Bram Cohen, the author of peer to peer sharing protocol, announced his newest creation yesterday at SF Music Tech Summit. This would be BitTorrent Live, and it lets anyone with content they would like to publish do so at very little cost and to millions of people.
This new peer sharing network is being destined to become the future of viewing video and make television the way we know it obsolete. Users can put anything that they wish on BitTorrent Live including: news, events, TV shows, movies, sports, and anything else that can be recorded.
Cohen told Tech Crunch at the event, “My goal is to kill off television.” He realizes that TV the way it is, is headed for an out anyway. People want to watch the content, but they want it available online. Above all they want it to be affordable.

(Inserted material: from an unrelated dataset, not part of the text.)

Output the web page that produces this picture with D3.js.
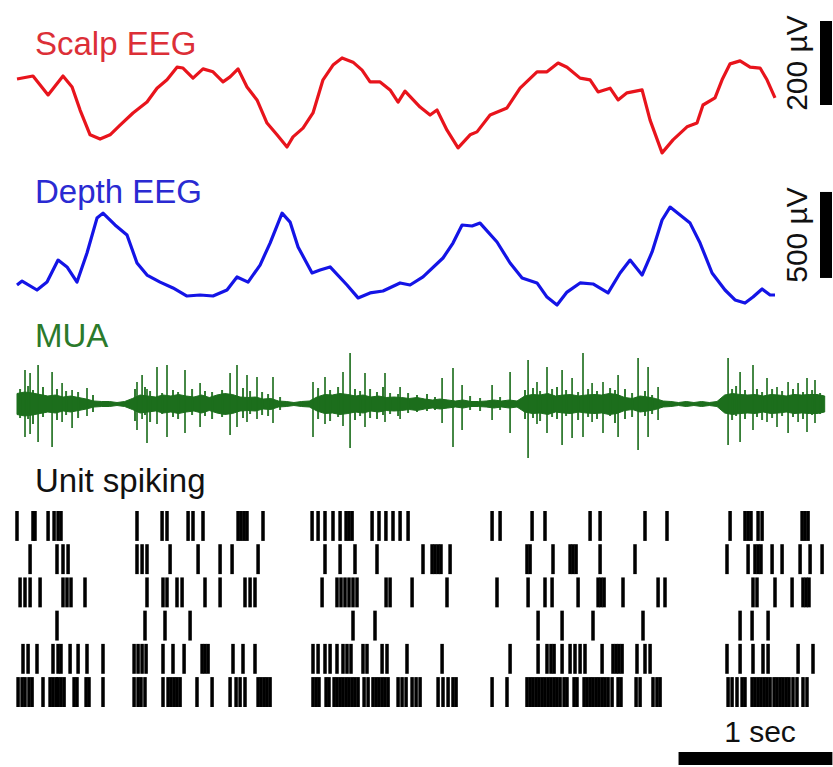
<!DOCTYPE html>
<html>
<head>
<meta charset="utf-8">
<script src="https://cdn.jsdelivr.net/npm/d3@7"></script>
<style>
  html, body { margin: 0; padding: 0; background: #fff; }
  svg { display: block; font-family: "Liberation Sans", Arial, sans-serif; }
</style>
</head>
<body>
<svg id="chart" width="833" height="767"></svg>
<script>
// ---------------- DATA ----------------
// Scalp EEG: [time ms, µV]
const scalpTime = [0,104,202,299,358,410,475,540,605,670,754,845,910,975,1040,1079,1144,1209,1274,1339,1385,1437,1495,1560,1625,1690,1755,1794,1859,1924,1989,2054,2113,2184,2243,2295,2360,2425,2477,2522,2620,2685,2730,2795,2867,2945,2990,3075,3185,3270,3380,3445,3517,3575,3660,3725,3777,3855,3907,3965,4063,4115,4193,4264,4355,4420,4459,4537,4583,4635,4700,4765,4830,4875,4927];
const scalpUV   = [62,69,24,69,43,-12,-71,-81,-71,-48,-19,7,40,60,90,88,64,86,79,55,67,86,43,12,-43,-71,-100,-76,-55,-19,60,95,112,102,83,55,55,36,7,33,-5,-24,-12,-60,-102,-71,-64,-24,-7,40,79,79,100,90,64,60,31,40,12,29,36,-36,-114,-83,-52,-43,0,17,60,98,105,90,88,60,17];

// Depth EEG: [time ms, µV]
const depthTime = [0,33,130,195,267,325,390,455,520,559,637,715,780,845,930,1014,1105,1190,1274,1365,1430,1502,1580,1645,1723,1775,1827,1918,1970,2035,2145,2217,2295,2379,2490,2555,2639,2769,2834,2893,2958,3010,3120,3205,3283,3380,3445,3510,3575,3660,3744,3842,3920,3985,4063,4128,4193,4245,4310,4375,4440,4518,4602,4667,4732,4784,4843,4895,4927];
const depthUV   = [29,52,0,46,174,134,46,215,418,447,378,320,157,87,46,12,-35,-29,-35,0,76,46,145,273,447,395,250,99,116,134,29,-46,-17,-6,41,29,76,186,273,378,372,389,279,157,70,41,-41,-87,-12,41,35,-17,99,174,87,221,407,482,436,389,273,99,0,-58,-76,-41,6,-29,-29];

// MUA background envelope (half-width, µV), one value per 50 ms bin
const muaBinMs = 50;
const muaEnvelope = [21,24,22,19,16,18,14,16,13,10,6,5,5,3,5,11,18,16,14,18,16,19,16,14,18,13,18,21,19,14,13,14,10,11,6,5,3,5,6,14,19,18,21,19,16,18,14,16,13,14,13,11,13,10,8,10,8,6,8,5,5,6,8,6,8,6,16,19,18,21,16,18,19,16,18,19,18,21,19,13,11,16,14,11,6,5,3,5,3,5,3,5,18,21,19,18,19,16,19,18,16,19,18,19,19,16];
// MUA large spikes: time ms, peak up µV, peak down µV
const muaSpikeTime = [52,85,137,228,293,358,455,780,813,845,910,975,1092,1190,1385,1430,1495,1560,1664,1924,2002,2119,2165,2262,2392,2490,2763,2834,2893,3088,3205,3322,3380,3445,3543,3608,3679,3738,3809,3907,4037,4102,4167,4622,4700,4784,4875,4940,5012,5077,5135,5187];
const muaSpikeUp   = [68,62,78,64,42,28,32,44,58,30,74,78,68,42,62,78,58,54,54,44,54,64,102,62,62,34,52,72,38,38,64,88,44,74,68,52,102,42,44,58,92,74,34,92,64,78,52,34,44,42,52,48];
const muaSpikeDown = [-66,-60,-76,-86,-36,-48,-24,-52,-30,-78,-40,-66,-58,-46,-62,-46,-36,-30,-38,-66,-40,-44,-88,-46,-36,-30,-38,-86,-52,-32,-58,-108,-40,-58,-82,-68,-66,-36,-58,-66,-92,-66,-32,-82,-76,-52,-36,-46,-58,-36,-56,-38];
// MUA medium spikes
const muaMidTime = [20,72,104,169,260,319,397,494,767,832,865,943,1014,1047,1138,1222,1268,1333,1469,1515,1593,1632,1710,1957,2035,2087,2197,2230,2295,2340,2379,2425,2477,2542,2600,2665,2717,2945,3010,3140,3302,3354,3400,3478,3510,3569,3647,3712,3770,3855,3887,3952,3998,4082,4128,4648,4674,4732,4810,4843,4908,4973,5044,5109,5168,5220];
const muaMidUp   = [30,36,28,34,30,26,24,18,30,34,26,22,28,24,30,26,24,28,32,26,24,20,14,32,28,34,30,26,30,24,34,22,20,22,18,20,14,16,12,14,28,32,26,30,34,28,24,30,26,32,28,30,22,26,18,30,36,28,30,24,30,26,30,24,28,22];
const muaMidDown = [-28,-30,-40,-26,-32,-22,-28,-16,-34,-22,-36,-20,-26,-30,-22,-24,-30,-26,-28,-20,-22,-24,-12,-30,-34,-26,-32,-24,-28,-30,-22,-20,-24,-18,-16,-14,-12,-12,-14,-12,-30,-28,-34,-26,-30,-24,-32,-26,-30,-24,-38,-30,-26,-24,-20,-32,-24,-30,-26,-32,-28,-24,-26,-30,-22,-20];

// Unit spiking raster: spike times (ms) per unit
const unit1 = [0,104,117,202,241,267,286,780,943,975,1112,1144,1209,1437,1456,1476,1495,1599,1918,1957,2002,2054,2100,2139,2158,2178,2308,2353,2398,2444,2490,2542,3088,3140,3348,3432,3725,3790,4082,4225,4635,4732,4752,4771,4817,4843,5103,5122,5142];
const unit2 = [85,260,299,332,780,813,845,995,1177,1320,1398,1567,2002,2100,2197,2340,2639,2698,2717,2737,2756,2815,3315,3335,3484,3595,3614,3634,3790,4017,4615,4752,4797,4817,4836,4908,4973,5090,5155,5233];
const unit3 = [20,52,85,150,299,325,351,442,845,949,975,1040,1073,1222,1320,1482,1515,1547,1983,2080,2106,2132,2158,2184,2210,2399,2425,2568,2795,3120,3322,3432,3478,3647,3777,3796,3816,3939,4167,4212,4784,4810,4927,5038,5109,5129,5148];
const unit4 = [260,832,962,1125,2184,2327,3387,3543,3744,4069,4700,4778,4882];
const unit5 = [39,72,130,234,267,286,345,397,455,559,761,787,813,839,949,1014,1086,1203,1222,1242,1404,1469,1547,1924,1957,2002,2035,2080,2119,2145,2171,2249,2275,2373,2405,2535,2763,3205,3387,3445,3471,3491,3543,3595,3627,3660,3692,3803,3874,3894,3913,3933,4030,4082,4115,4615,4700,4784,4849,4882,5077,5174];
const unit6 = [7,33,52,78,98,169,215,234,254,267,286,306,371,390,449,468,559,761,787,806,832,949,982,1001,1021,1040,1060,1170,1268,1385,1424,1450,1482,1567,1586,1606,1625,1645,1924,1944,1963,2009,2028,2061,2080,2100,2119,2139,2158,2178,2197,2217,2256,2282,2314,2334,2353,2373,2392,2412,2477,2503,2529,2568,2594,2620,2737,2769,2802,2834,2854,3088,3185,3315,3335,3354,3374,3393,3413,3432,3452,3471,3491,3510,3530,3556,3575,3621,3640,3686,3705,3725,3744,3764,3783,3803,3822,3842,3868,3907,3926,4024,4050,4134,4160,4180,4622,4648,4680,4713,4732,4778,4797,4817,4836,4856,4875,4895,4921,4940,4960,4979,4999,5018,5044,5070,5109,5135];
const units = [unit1, unit2, unit3, unit4, unit5, unit6];

// Labels and scale bars
const traceLabels = ["Scalp EEG", "Depth EEG", "MUA", "Unit spiking"];
const scalpBarUV = [0, 200];
const depthBarUV = [70, 570];
const scalpBarLabel = "200 µV";
const depthBarLabel = "500 µV";
const timeBarMs = [4300, 5300];
const timeBarLabel = "1 sec";

// ---------------- DRAW ----------------
const svg = d3.select("#chart");
const x = d3.scaleLinear().domain([0, 5250]).range([17, 17 + 5250 / 6.5]);

const yScalp = d3.scaleLinear().domain([-200, 200]).range([105 + 84, 105 - 84]);
const yDepth = d3.scaleLinear().domain([-500, 500]).range([290 + 86, 290 - 86]);
const yMua = d3.scaleLinear().domain([-120, 120]).range([404 + 60, 404 - 60]);
const yUnit = d3.scaleBand().domain(d3.range(units.length)).range([511, 707]).paddingInner(0.1);

const RED = "#e8141c", BLUE = "#1414e6", GREEN = "#1c6e1c";

// Scalp EEG
const scalpData = scalpTime.map((t, i) => [t, scalpUV[i]]);
svg.append("path").datum(scalpData)
  .attr("fill", "none").attr("stroke", RED).attr("stroke-width", 3.2)
  .attr("stroke-linejoin", "round")
  .attr("d", d3.line().x(d => x(d[0])).y(d => yScalp(d[1])));

// Depth EEG
const depthData = depthTime.map((t, i) => [t, depthUV[i]]);
svg.append("path").datum(depthData)
  .attr("fill", "none").attr("stroke", BLUE).attr("stroke-width", 3.2)
  .attr("stroke-linejoin", "round")
  .attr("d", d3.line().x(d => x(d[0])).y(d => yDepth(d[1])));

// MUA core
const muaData = muaEnvelope.map((e, i) => [i * muaBinMs, e]);
svg.append("path").datum(muaData)
  .attr("fill", GREEN).attr("stroke", GREEN).attr("stroke-width", 1)
  .attr("d", d3.area().x(d => x(d[0])).y0(d => yMua(-d[1])).y1(d => yMua(d[1])));
// MUA medium spikes
svg.append("g").selectAll("line").data(muaMidTime.map((t, i) => [t, muaMidUp[i], muaMidDown[i]]))
  .join("line")
  .attr("x1", d => x(d[0])).attr("x2", d => x(d[0]))
  .attr("y1", d => yMua(d[1])).attr("y2", d => yMua(d[2]))
  .attr("stroke", GREEN).attr("stroke-width", 2).attr("opacity", 0.9);
// MUA large spikes
svg.append("g").selectAll("line").data(muaSpikeTime.map((t, i) => [t, muaSpikeUp[i], muaSpikeDown[i]]))
  .join("line")
  .attr("x1", d => x(d[0])).attr("x2", d => x(d[0]))
  .attr("y1", d => yMua(d[1])).attr("y2", d => yMua(d[2]))
  .attr("stroke", GREEN).attr("stroke-width", 1.8).attr("opacity", 0.9);

// Raster
units.forEach((times, r) => {
  svg.append("g").selectAll("rect").data(times).join("rect")
    .attr("x", d => x(d) - 1.75).attr("width", 3.5)
    .attr("y", yUnit(r)).attr("height", yUnit.bandwidth())
    .attr("fill", "#000");
});

// Labels
const labelColors = ["#dc2f37", "#2a2ad2", "#2b7a2b", "#111"];
const labelY = [55, 203, 347, 492];
traceLabels.forEach((t, i) => {
  svg.append("text").attr("x", 35).attr("y", labelY[i])
    .attr("font-size", 33).attr("fill", labelColors[i]).text(t);
});

// Vertical scale bars
svg.append("rect").attr("x", 820).attr("width", 12)
  .attr("y", yScalp(scalpBarUV[1])).attr("height", yScalp(scalpBarUV[0]) - yScalp(scalpBarUV[1]))
  .attr("fill", "#000");
svg.append("rect").attr("x", 820).attr("width", 12)
  .attr("y", yDepth(depthBarUV[1])).attr("height", yDepth(depthBarUV[0]) - yDepth(depthBarUV[1]))
  .attr("fill", "#000");
svg.append("text")
  .attr("transform", `translate(807,${(yScalp(scalpBarUV[0]) + yScalp(scalpBarUV[1])) / 2}) rotate(-90)`)
  .attr("text-anchor", "middle").attr("font-size", 30).attr("fill", "#111").text(scalpBarLabel);
svg.append("text")
  .attr("transform", `translate(807,${(yDepth(depthBarUV[0]) + yDepth(depthBarUV[1])) / 2}) rotate(-90)`)
  .attr("text-anchor", "middle").attr("font-size", 30).attr("fill", "#111").text(depthBarLabel);

// Time scale bar
svg.append("rect").attr("x", x(timeBarMs[0])).attr("width", x(timeBarMs[1]) - x(timeBarMs[0]))
  .attr("y", 752).attr("height", 13).attr("fill", "#000");
svg.append("text").attr("x", 760).attr("y", 742).attr("text-anchor", "middle")
  .attr("font-size", 30).attr("fill", "#111").text(timeBarLabel);
</script>
</body>
</html>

This level of P2P will allow anyone with content they want to broadcast to be able to do so and be very affordable to do so in the process. Even those that already stream such as Netflix and Hulu will be able to reduce their prices with this type of technology. It will start to diminish the greedy entertainment industry that has greatly been showing its colors as of late.
This idea works a lot like normal torrent downloads in that an individual is capable of finding other individuals to stream the video from and not from a central source. Those that upload videos and do not want to profit will be able to use BitTorrent Live at no cost. Those who do want to profit will be charged a small fee. This is still largely different than the millions that are devoted to advertisement now.
“It fits the DNA of what BitTorrent is about because it is open and free,” said Cohen.
The main problem with this technology at the moment is cost. To stream the way television does requires the bandwidth that cable companies have already paid to have, not to mention satellites to provide better streaming. In the meantime the beta is available for people to try out, and the only requirement is a one time download. It will run straight out of the user’s browser after that.